(EXERCISE REQUIREMENTS): Transcribe the whole listing without a single picture.

(DATASET EXCERPT):
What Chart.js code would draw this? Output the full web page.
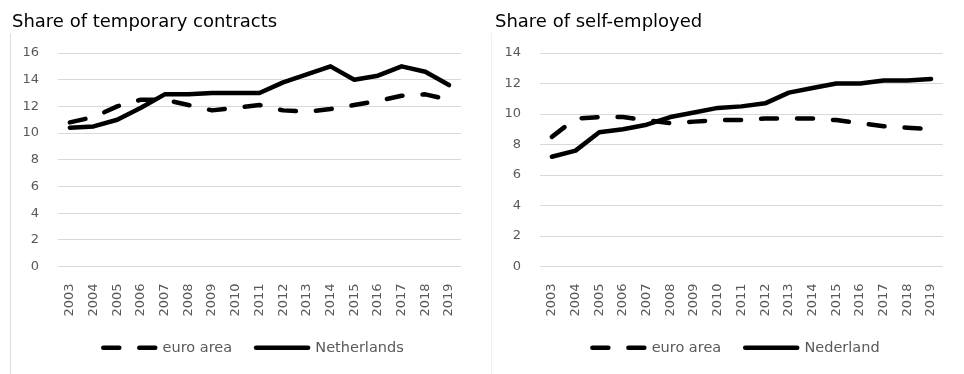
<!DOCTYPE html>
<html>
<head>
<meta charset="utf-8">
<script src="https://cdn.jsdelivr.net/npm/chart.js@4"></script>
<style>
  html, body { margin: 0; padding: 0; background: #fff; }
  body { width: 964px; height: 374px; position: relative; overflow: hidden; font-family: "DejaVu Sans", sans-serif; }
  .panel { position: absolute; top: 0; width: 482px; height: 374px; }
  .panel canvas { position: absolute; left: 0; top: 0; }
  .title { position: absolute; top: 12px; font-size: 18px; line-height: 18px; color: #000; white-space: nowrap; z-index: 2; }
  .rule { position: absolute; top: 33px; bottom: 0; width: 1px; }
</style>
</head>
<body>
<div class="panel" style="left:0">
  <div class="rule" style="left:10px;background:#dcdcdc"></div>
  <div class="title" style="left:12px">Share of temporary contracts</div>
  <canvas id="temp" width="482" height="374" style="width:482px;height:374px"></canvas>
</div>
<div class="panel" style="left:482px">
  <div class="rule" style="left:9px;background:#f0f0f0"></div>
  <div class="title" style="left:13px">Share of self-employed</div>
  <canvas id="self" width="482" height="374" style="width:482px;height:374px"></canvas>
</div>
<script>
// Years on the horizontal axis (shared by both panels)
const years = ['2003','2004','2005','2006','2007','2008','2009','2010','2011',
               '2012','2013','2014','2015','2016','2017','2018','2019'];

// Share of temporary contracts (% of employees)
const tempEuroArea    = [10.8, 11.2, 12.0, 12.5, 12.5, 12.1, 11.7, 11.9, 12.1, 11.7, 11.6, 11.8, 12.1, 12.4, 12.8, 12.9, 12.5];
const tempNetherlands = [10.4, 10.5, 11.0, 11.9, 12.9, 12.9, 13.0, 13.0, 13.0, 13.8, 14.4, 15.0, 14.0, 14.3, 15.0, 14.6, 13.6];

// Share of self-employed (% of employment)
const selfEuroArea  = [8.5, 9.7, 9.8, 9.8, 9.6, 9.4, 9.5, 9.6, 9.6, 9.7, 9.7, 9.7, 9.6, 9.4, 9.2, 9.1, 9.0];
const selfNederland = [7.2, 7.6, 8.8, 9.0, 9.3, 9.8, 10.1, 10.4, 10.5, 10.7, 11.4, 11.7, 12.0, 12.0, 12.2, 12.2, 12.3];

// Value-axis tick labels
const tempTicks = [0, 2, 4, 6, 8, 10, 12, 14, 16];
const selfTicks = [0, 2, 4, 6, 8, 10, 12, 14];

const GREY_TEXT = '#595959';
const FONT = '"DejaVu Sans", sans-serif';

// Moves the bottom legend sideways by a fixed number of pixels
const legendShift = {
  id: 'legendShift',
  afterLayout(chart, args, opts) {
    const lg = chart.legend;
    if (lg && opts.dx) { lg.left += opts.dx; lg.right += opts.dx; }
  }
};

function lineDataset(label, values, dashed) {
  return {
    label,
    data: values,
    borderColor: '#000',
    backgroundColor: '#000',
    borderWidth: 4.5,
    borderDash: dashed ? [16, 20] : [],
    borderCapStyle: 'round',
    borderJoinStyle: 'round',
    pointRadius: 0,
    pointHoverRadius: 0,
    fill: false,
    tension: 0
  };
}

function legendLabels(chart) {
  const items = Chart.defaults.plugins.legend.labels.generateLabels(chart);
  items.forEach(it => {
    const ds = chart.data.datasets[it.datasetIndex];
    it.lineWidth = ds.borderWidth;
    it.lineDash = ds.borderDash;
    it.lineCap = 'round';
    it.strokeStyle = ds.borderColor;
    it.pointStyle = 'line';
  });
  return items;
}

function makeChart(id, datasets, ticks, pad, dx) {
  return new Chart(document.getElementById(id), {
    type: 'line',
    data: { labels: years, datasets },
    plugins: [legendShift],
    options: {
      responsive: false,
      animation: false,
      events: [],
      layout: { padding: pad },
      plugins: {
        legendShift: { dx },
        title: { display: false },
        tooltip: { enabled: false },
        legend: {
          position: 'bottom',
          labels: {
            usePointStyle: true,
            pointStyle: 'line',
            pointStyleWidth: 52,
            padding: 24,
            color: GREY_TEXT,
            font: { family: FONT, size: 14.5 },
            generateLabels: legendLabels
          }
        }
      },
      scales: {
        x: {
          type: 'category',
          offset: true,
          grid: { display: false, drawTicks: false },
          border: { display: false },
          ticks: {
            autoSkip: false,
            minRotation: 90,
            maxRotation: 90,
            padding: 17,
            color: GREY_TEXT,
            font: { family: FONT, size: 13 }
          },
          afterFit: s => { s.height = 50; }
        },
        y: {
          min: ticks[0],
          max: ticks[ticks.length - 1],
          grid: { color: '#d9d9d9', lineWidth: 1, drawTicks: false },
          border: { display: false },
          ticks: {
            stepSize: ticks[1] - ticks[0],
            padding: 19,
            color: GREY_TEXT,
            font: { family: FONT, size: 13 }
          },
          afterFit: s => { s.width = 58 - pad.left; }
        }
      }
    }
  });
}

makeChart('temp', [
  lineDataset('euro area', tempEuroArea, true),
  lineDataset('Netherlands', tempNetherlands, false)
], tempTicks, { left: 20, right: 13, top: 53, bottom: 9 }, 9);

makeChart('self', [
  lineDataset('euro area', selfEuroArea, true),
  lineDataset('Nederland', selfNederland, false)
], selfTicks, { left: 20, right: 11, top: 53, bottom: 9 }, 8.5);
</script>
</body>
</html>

(SOLUTION TO THIS EXERCISE):
What Chart.js code would draw this? Output the full web page.
<!DOCTYPE html>
<html>
<head>
<meta charset="utf-8">
<script src="https://cdn.jsdelivr.net/npm/chart.js@4"></script>
<style>
  html, body { margin: 0; padding: 0; background: #fff; }
  body { width: 964px; height: 374px; position: relative; overflow: hidden; font-family: "DejaVu Sans", sans-serif; }
  .panel { position: absolute; top: 0; width: 482px; height: 374px; }
  .panel canvas { position: absolute; left: 0; top: 0; }
  .title { position: absolute; top: 12px; font-size: 18px; line-height: 18px; color: #000; white-space: nowrap; z-index: 2; }
  .rule { position: absolute; top: 33px; bottom: 0; width: 1px; }
</style>
</head>
<body>
<div class="panel" style="left:0">
  <div class="rule" style="left:10px;background:#dcdcdc"></div>
  <div class="title" style="left:12px">Share of temporary contracts</div>
  <canvas id="temp" width="482" height="374" style="width:482px;height:374px"></canvas>
</div>
<div class="panel" style="left:482px">
  <div class="rule" style="left:9px;background:#f0f0f0"></div>
  <div class="title" style="left:13px">Share of self-employed</div>
  <canvas id="self" width="482" height="374" style="width:482px;height:374px"></canvas>
</div>
<script>
// Years on the horizontal axis (shared by both panels)
const years = ['2003','2004','2005','2006','2007','2008','2009','2010','2011',
               '2012','2013','2014','2015','2016','2017','2018','2019'];

// Share of temporary contracts (% of employees)
const tempEuroArea    = [10.8, 11.2, 12.0, 12.5, 12.5, 12.1, 11.7, 11.9, 12.1, 11.7, 11.6, 11.8, 12.1, 12.4, 12.8, 12.9, 12.5];
const tempNetherlands = [10.4, 10.5, 11.0, 11.9, 12.9, 12.9, 13.0, 13.0, 13.0, 13.8, 14.4, 15.0, 14.0, 14.3, 15.0, 14.6, 13.6];

// Share of self-employed (% of employment)
const selfEuroArea  = [8.5, 9.7, 9.8, 9.8, 9.6, 9.4, 9.5, 9.6, 9.6, 9.7, 9.7, 9.7, 9.6, 9.4, 9.2, 9.1, 9.0];
const selfNederland = [7.2, 7.6, 8.8, 9.0, 9.3, 9.8, 10.1, 10.4, 10.5, 10.7, 11.4, 11.7, 12.0, 12.0, 12.2, 12.2, 12.3];

// Value-axis tick labels
const tempTicks = [0, 2, 4, 6, 8, 10, 12, 14, 16];
const selfTicks = [0, 2, 4, 6, 8, 10, 12, 14];

const GREY_TEXT = '#595959';
const FONT = '"DejaVu Sans", sans-serif';

// Moves the bottom legend sideways by a fixed number of pixels
const legendShift = {
  id: 'legendShift',
  afterLayout(chart, args, opts) {
    const lg = chart.legend;
    if (lg && opts.dx) { lg.left += opts.dx; lg.right += opts.dx; }
  }
};

function lineDataset(label, values, dashed) {
  return {
    label,
    data: values,
    borderColor: '#000',
    backgroundColor: '#000',
    borderWidth: 4.5,
    borderDash: dashed ? [16, 20] : [],
    borderCapStyle: 'round',
    borderJoinStyle: 'round',
    pointRadius: 0,
    pointHoverRadius: 0,
    fill: false,
    tension: 0
  };
}

function legendLabels(chart) {
  const items = Chart.defaults.plugins.legend.labels.generateLabels(chart);
  items.forEach(it => {
    const ds = chart.data.datasets[it.datasetIndex];
    it.lineWidth = ds.borderWidth;
    it.lineDash = ds.borderDash;
    it.lineCap = 'round';
    it.strokeStyle = ds.borderColor;
    it.pointStyle = 'line';
  });
  return items;
}

function makeChart(id, datasets, ticks, pad, dx) {
  return new Chart(document.getElementById(id), {
    type: 'line',
    data: { labels: years, datasets },
    plugins: [legendShift],
    options: {
      responsive: false,
      animation: false,
      events: [],
      layout: { padding: pad },
      plugins: {
        legendShift: { dx },
        title: { display: false },
        tooltip: { enabled: false },
        legend: {
          position: 'bottom',
          labels: {
            usePointStyle: true,
            pointStyle: 'line',
            pointStyleWidth: 52,
            padding: 24,
            color: GREY_TEXT,
            font: { family: FONT, size: 14.5 },
            generateLabels: legendLabels
          }
        }
      },
      scales: {
        x: {
          type: 'category',
          offset: true,
          grid: { display: false, drawTicks: false },
          border: { display: false },
          ticks: {
            autoSkip: false,
            minRotation: 90,
            maxRotation: 90,
            padding: 17,
            color: GREY_TEXT,
            font: { family: FONT, size: 13 }
          },
          afterFit: s => { s.height = 50; }
        },
        y: {
          min: ticks[0],
          max: ticks[ticks.length - 1],
          grid: { color: '#d9d9d9', lineWidth: 1, drawTicks: false },
          border: { display: false },
          ticks: {
            stepSize: ticks[1] - ticks[0],
            padding: 19,
            color: GREY_TEXT,
            font: { family: FONT, size: 13 }
          },
          afterFit: s => { s.width = 58 - pad.left; }
        }
      }
    }
  });
}

makeChart('temp', [
  lineDataset('euro area', tempEuroArea, true),
  lineDataset('Netherlands', tempNetherlands, false)
], tempTicks, { left: 20, right: 13, top: 53, bottom: 9 }, 9);

makeChart('self', [
  lineDataset('euro area', selfEuroArea, true),
  lineDataset('Nederland', selfNederland, false)
], selfTicks, { left: 20, right: 11, top: 53, bottom: 9 }, 8.5);
</script>
</body>
</html>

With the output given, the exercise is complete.